Lastly, corporates were abandoning survival mode to embrace active participation and taking proactive steps to measure ESG and measuring how they stack up locally and internationally.
A study conducted by the University of Pretoria suggests that private equity is a nascent industry in Namibia, with the main regulatory framework set out in Regulation 29. The purpose of this regulation is to provide a framework for the prudent management of the unlisted investment sector. However, this regulation 29 does not address ESG specifically.
The study also revealed that there is an awareness of ESG integration across the PE sector, and PE organizations consider ESG in their investment practices; however, the procedures for implementing ESG practices are not necessarily formalized.
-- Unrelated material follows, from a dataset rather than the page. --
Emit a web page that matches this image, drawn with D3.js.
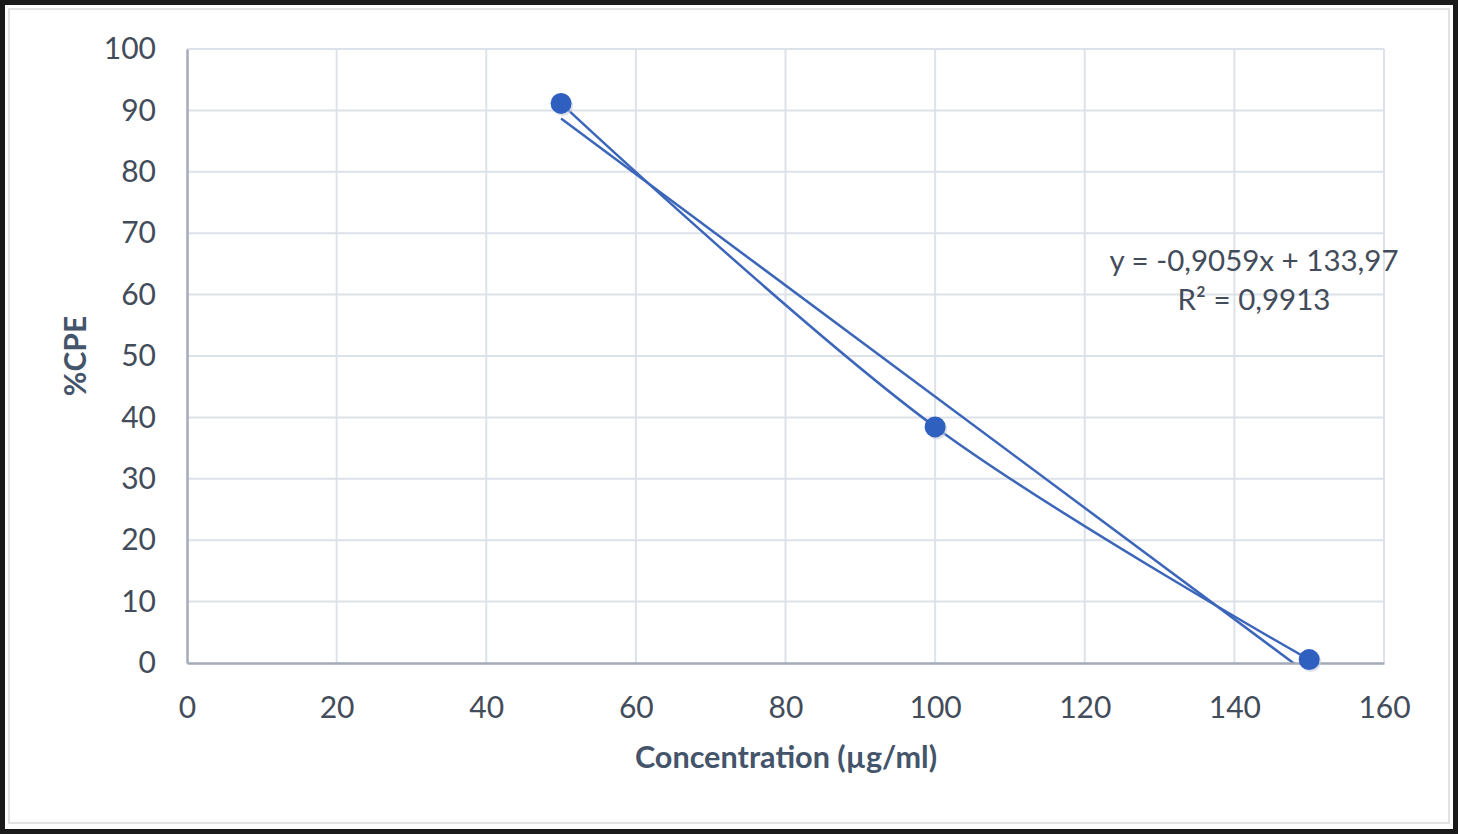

Thus, in most cases, assessing ESG factors are in progress to be formally recognized.
Further, investors demonstrate RI practices from the perspective of ESG investment exclusions. This means that they don’t deploy their funds to portfolio companies in any sin-related industry, such as gambling, liquor, and tobacco. Namibia PE doesn’t also consider investments where there are ethical concerns around the promoter, entrepreneur, or management teams of investee companies.
Barriers to the implementation of ESG initiatives across industries in Namibia include an additional cost for ESG adoption, limited access to ESG data and specialists, the small number of PE firms in Namibia, sacrificing investor returns in favor of ESG integration, and the lack of incentives for ESG.
Despite the failure of African countries to prioritize ESG values, the continent demonstrates great potential: it has some of the fastest-growing companies in the world, every region has something to offer, be it natural resources or human capital, and it is teeming with young people who are eager to develop it into a valuable, diverse, global leader. Relevant stakeholders must therefore harness these possibilities to attract responsible investors and promote socio-economic development.